Around the on-base campsite celebrants prepare for the evening’s ritual. There is an almost giddy air of anticipation, and off-kilter costumes add to the amateur-theatrical quality of the event. In addition to a number of Renaissance Festival tunics, jerkins, and bodices, outfits include a black satin double-breasted suit worn with cowboy boots and no shirt, a martial-arts ensemble replete with headband, and what appears to be a green beach towel. “Has everybody got corn?” someone asks, referring to the one item that will actually be sacrificed to the flames. On the ceremonial altar stand a saltcellar, bottles of honey wine, a large wooden flute, candles, flowers, and two packs of cigarettes (a lot of the witches are avid smokers).
The ritual proper consists of singing, chanting, and the invocation of various elemental powers, and it manages to attract a respectable quota of squirmy kids. It also suffers from its share of god-awful singers. The music, assisted by a tinny stereo, ranges from an amped-up Appalachian reel to what sounds like an outtake from Hair, but one song, repeatedly returning to the line “We can make such sweet harmony,” is anything but.
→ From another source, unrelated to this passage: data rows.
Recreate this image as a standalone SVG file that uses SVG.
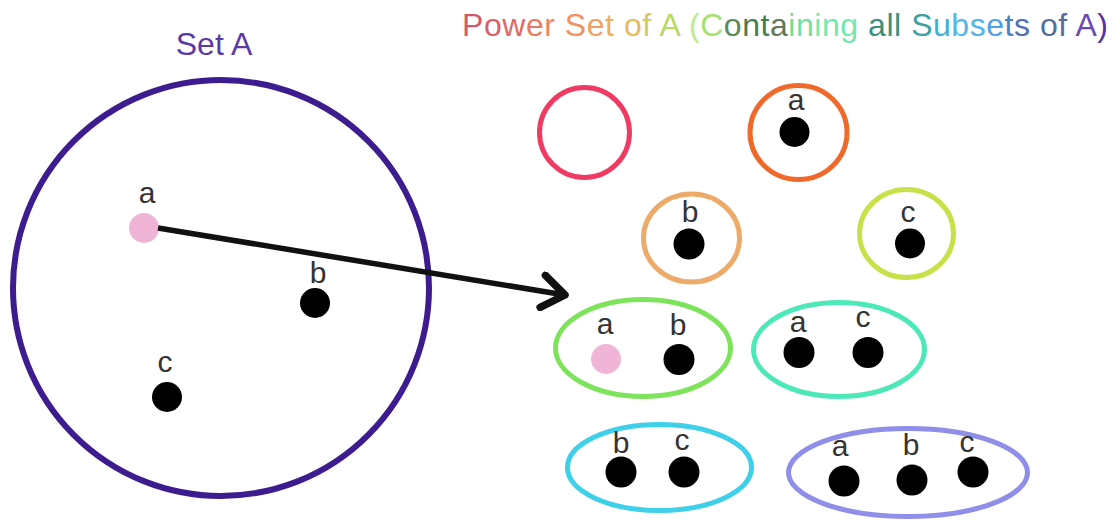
<svg xmlns="http://www.w3.org/2000/svg" width="1115" height="520" viewBox="0 0 1115 520">
<defs>
<style>
.lbl{font-family:"Liberation Sans",Arial,sans-serif;font-size:30px;fill:#333;text-anchor:middle}
.dot{fill:#000}
.pink{fill:#f0b4d6}
.set{fill:none;stroke-width:5}
.title{font-family:"Liberation Sans",Arial,sans-serif;font-size:32px}
</style>
<marker id="chev" markerUnits="userSpaceOnUse" markerWidth="40" markerHeight="40" viewBox="-22 -16 26 32" refX="0" refY="0" orient="auto">
<path d="M-18,-13 L0,0 L-18,13" fill="none" stroke="#111" stroke-width="6" stroke-linecap="round" stroke-linejoin="round"/>
</marker>
</defs>
<rect width="1115" height="520" fill="#fff"/>

<g id="title">
<text class="title" x="462" y="36" textLength="646" lengthAdjust="spacing"><tspan fill="#d05a6a">P</tspan><tspan fill="#d8606a">o</tspan><tspan fill="#e06868">w</tspan><tspan fill="#e87a62">e</tspan><tspan fill="#ec8560">r</tspan> <tspan fill="#f09060">S</tspan><tspan fill="#f0a062">e</tspan><tspan fill="#e8b060">t</tspan> <tspan fill="#e8b860">o</tspan><tspan fill="#d8c860">f</tspan> <tspan fill="#b8d860">A</tspan> <tspan fill="#c0e890">(</tspan><tspan fill="#a8e070">C</tspan><tspan fill="#5a8a58">o</tspan><tspan fill="#4a7a50">n</tspan><tspan fill="#4a7a50">t</tspan><tspan fill="#607a5a">a</tspan><tspan fill="#80d890">i</tspan><tspan fill="#70e0a0">n</tspan><tspan fill="#78e8b0">i</tspan><tspan fill="#70e8b0">n</tspan><tspan fill="#70e8b0">g</tspan> <tspan fill="#3a9080">all</tspan> <tspan fill="#40a0a0">S</tspan><tspan fill="#40b0d0">u</tspan><tspan fill="#50b8e8">b</tspan><tspan fill="#50b0f0">s</tspan><tspan fill="#50a0e8">e</tspan><tspan fill="#5080c0">t</tspan><tspan fill="#5070b0">s</tspan> <tspan fill="#5070a0">o</tspan><tspan fill="#5a6aa0">f</tspan> <tspan fill="#6a4ab0">A</tspan><tspan fill="#5a30a0">)</tspan></text>
</g>

<g id="setA">
<text x="214" y="55" font-family="Liberation Sans, Arial, sans-serif" font-size="32" fill="#5b3aa6" text-anchor="middle">Set A</text>
<circle cx="221" cy="288" r="208" fill="none" stroke="#3d1c8f" stroke-width="6"/>
<circle class="pink" cx="144" cy="228" r="15"/>
<text class="lbl" x="147" y="203">a</text>
<circle class="dot" cx="315" cy="303" r="15"/>
<text class="lbl" x="318" y="283">b</text>
<circle class="dot" cx="167" cy="397" r="15"/>
<text class="lbl" x="165" y="372">c</text>
</g>

<g id="connectors">
<path d="M158,228 L565,295" fill="none" stroke="#111" stroke-width="5.5" marker-end="url(#chev)"/>
</g>

<g id="subset-empty">
<circle class="set" cx="584.5" cy="132.5" r="45" stroke="#ef3a63"/>
</g>

<g id="subset-a">
<ellipse class="set" cx="798.5" cy="132.5" rx="48.5" ry="47" stroke="#ef6a2a"/>
<text class="lbl" x="796" y="110">a</text>
<circle class="dot" cx="794.5" cy="132" r="15"/>
</g>

<g id="subset-b">
<ellipse class="set" cx="691.5" cy="238" rx="48" ry="44" stroke="#eeaa68"/>
<text class="lbl" x="690" y="222">b</text>
<circle class="dot" cx="689" cy="244" r="15.5"/>
</g>

<g id="subset-c">
<ellipse class="set" cx="906.5" cy="233.5" rx="47" ry="44" stroke="#c8e04a"/>
<text class="lbl" x="908" y="222">c</text>
<circle class="dot" cx="910" cy="243.5" r="15"/>
</g>

<g id="subset-ab">
<ellipse class="set" cx="643" cy="348" rx="87.5" ry="48.5" stroke="#7de35a"/>
<text class="lbl" x="605" y="334">a</text>
<text class="lbl" x="678" y="335">b</text>
<circle class="pink" cx="606" cy="359" r="15"/>
<circle class="dot" cx="679" cy="359.5" r="15.5"/>
</g>

<g id="subset-ac">
<ellipse class="set" cx="839" cy="349.5" rx="85.5" ry="47" stroke="#4de8b8"/>
<text class="lbl" x="798" y="332">a</text>
<text class="lbl" x="863" y="327">c</text>
<circle class="dot" cx="799" cy="352.5" r="15.5"/>
<circle class="dot" cx="868" cy="352.5" r="15.5"/>
</g>

<g id="subset-bc">
<ellipse class="set" cx="659.5" cy="467.5" rx="92" ry="43" stroke="#3dd0e8"/>
<text class="lbl" x="621" y="453">b</text>
<text class="lbl" x="682" y="450">c</text>
<circle class="dot" cx="621" cy="472" r="15.5"/>
<circle class="dot" cx="684" cy="472" r="15.5"/>
</g>

<g id="subset-abc">
<ellipse class="set" cx="908" cy="472.5" rx="119.5" ry="44" stroke="#8f8ee8"/>
<text class="lbl" x="840" y="456">a</text>
<text class="lbl" x="911" y="455">b</text>
<text class="lbl" x="967" y="452">c</text>
<circle class="dot" cx="844" cy="481" r="15.5"/>
<circle class="dot" cx="912" cy="480" r="15.5"/>
<circle class="dot" cx="973" cy="472" r="15.5"/>
</g>
</svg>
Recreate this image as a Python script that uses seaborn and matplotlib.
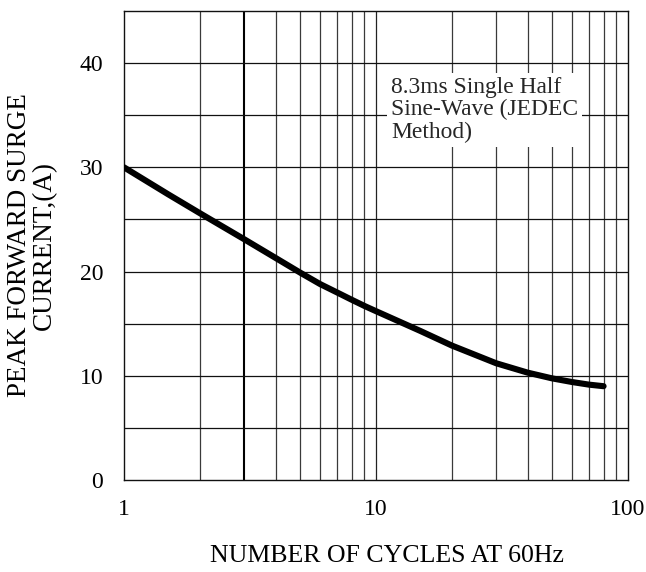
import numpy as np
import pandas as pd
import matplotlib
matplotlib.use("Agg")
import matplotlib.pyplot as plt
import seaborn as sns

# Data
cycles = [1, 1.5, 2, 3, 4, 5, 6, 7, 8, 9, 10, 15, 20, 30, 40, 50, 60, 70, 80]
current = [30.0, 27.4, 25.6, 23.1, 21.3, 19.9, 18.8, 18.0, 17.3, 16.7, 16.2,
           14.3, 12.9, 11.2, 10.3, 9.75, 9.4, 9.15, 9.0]
y_ticks = [0, 10, 20, 30, 40]
x_ticks = [1, 10, 100]
x_ticklabels = ["1", "10", "100"]
note = "8.3ms Single Half\nSine-Wave (JEDEC\nMethod)"
x_title = "NUMBER OF CYCLES AT 60Hz"
y_title = "PEAK FORWARD SURGE\nCURRENT,(A)"

sns.set_theme(style="white")
plt.rcParams['font.family'] = ['Liberation Serif', 'DejaVu Serif']

fig = plt.figure(figsize=(6.46, 5.72), dpi=100)
ax = fig.add_axes([124/646, 1-480/572, (628-124)/646, (480-11)/572])

df = pd.DataFrame({"cycles": cycles, "current": current})

ax.set_xscale("log")
ax.set_xlim(1, 100)
ax.set_ylim(0, 45)

# grid
minor_x = [v for d in (1, 10) for v in np.arange(2, 10) * d]
for v in minor_x:
    if v == 3:
        ax.axvline(v, color="black", lw=1.5, zorder=1)
    else:
        ax.axvline(v, color="#3a3a3a", lw=0.9, zorder=1)
ax.axvline(10, color="#222222", lw=0.9, zorder=1)
for v in np.arange(5, 45, 5):
    ax.axhline(v, color="#111111", lw=0.9, zorder=1)

sns.lineplot(data=df, x="cycles", y="current", ax=ax, color="black",
             lw=4.4, solid_capstyle="round", solid_joinstyle="round", zorder=3)

ax.set_xticks(x_ticks)
ax.set_xticklabels(x_ticklabels)
ax.set_yticks(y_ticks)
ax.minorticks_off()
ax.tick_params(axis="both", length=0, labelsize=17, colors="black")
ax.tick_params(axis="y", pad=15)
ax.tick_params(axis="x", pad=14)

for s in ax.spines.values():
    s.set_color("#111111")
    s.set_linewidth(1.0)

ax.set_xlabel(x_title, fontsize=18.6, color="black", labelpad=17)
ax.xaxis.set_label_coords((387-124)/504, -0.138)
ax.xaxis.label.set_va("top")
ax.set_ylabel(y_title, fontsize=19.5, color="black", labelpad=16, linespacing=1.0)

ax.text(391/646, 1-77/572, note, transform=fig.transFigure, fontsize=16.9,
        va="top", ha="left", linespacing=1.08, zorder=2,
        bbox=dict(facecolor="white", edgecolor="none", pad=3))

fig.savefig("out.png", dpi=100)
And the halting, undeniably Texan readings of incantations further underscore the let’s-put-on-a-show aesthetic. Still, spirits are high when the time arrives for the leaping of the bonfire. Leaps are made in tandem, and there is much whooping and hollering when younger celebrants summon the courage to vault the still-smoldering pit, often swung aloft by their parents. For post-adolescents, the jump clearly has another social function: One particularly fetching young witch keeps trying to step off for a cigarette but is repeatedly intercepted by breathless young men in close-cropped hair eager to squire her over the flames.
Looking at the flushed and excited faces of the participants as they head for a potluck dinner inside, it’s impossible not to notice how much they all seem to be enjoying themselves. They’re among friends, and for some of them, this is the first time they have practiced Wicca in public. Yet many of their fellow witches never will. Despite local professions of tolerance—Harvey is the exception rather than the rule around Killeen—Wiccans have a way to go before gaining mainstream acceptance, which is why there are any number of “solitaries,” people who practice alone for fear of revealing their beliefs to their family and friends (a process known as “coming out of the broom closet”). If it’s hard to imagine the Blair Witch helping herself to seconds of potato salad while schmoozing with the Wiccans of Fort Hood, one thing seems clear: Their detractors, unlike a certain trio of hapless student filmmakers, aren’t going to disappear overnight.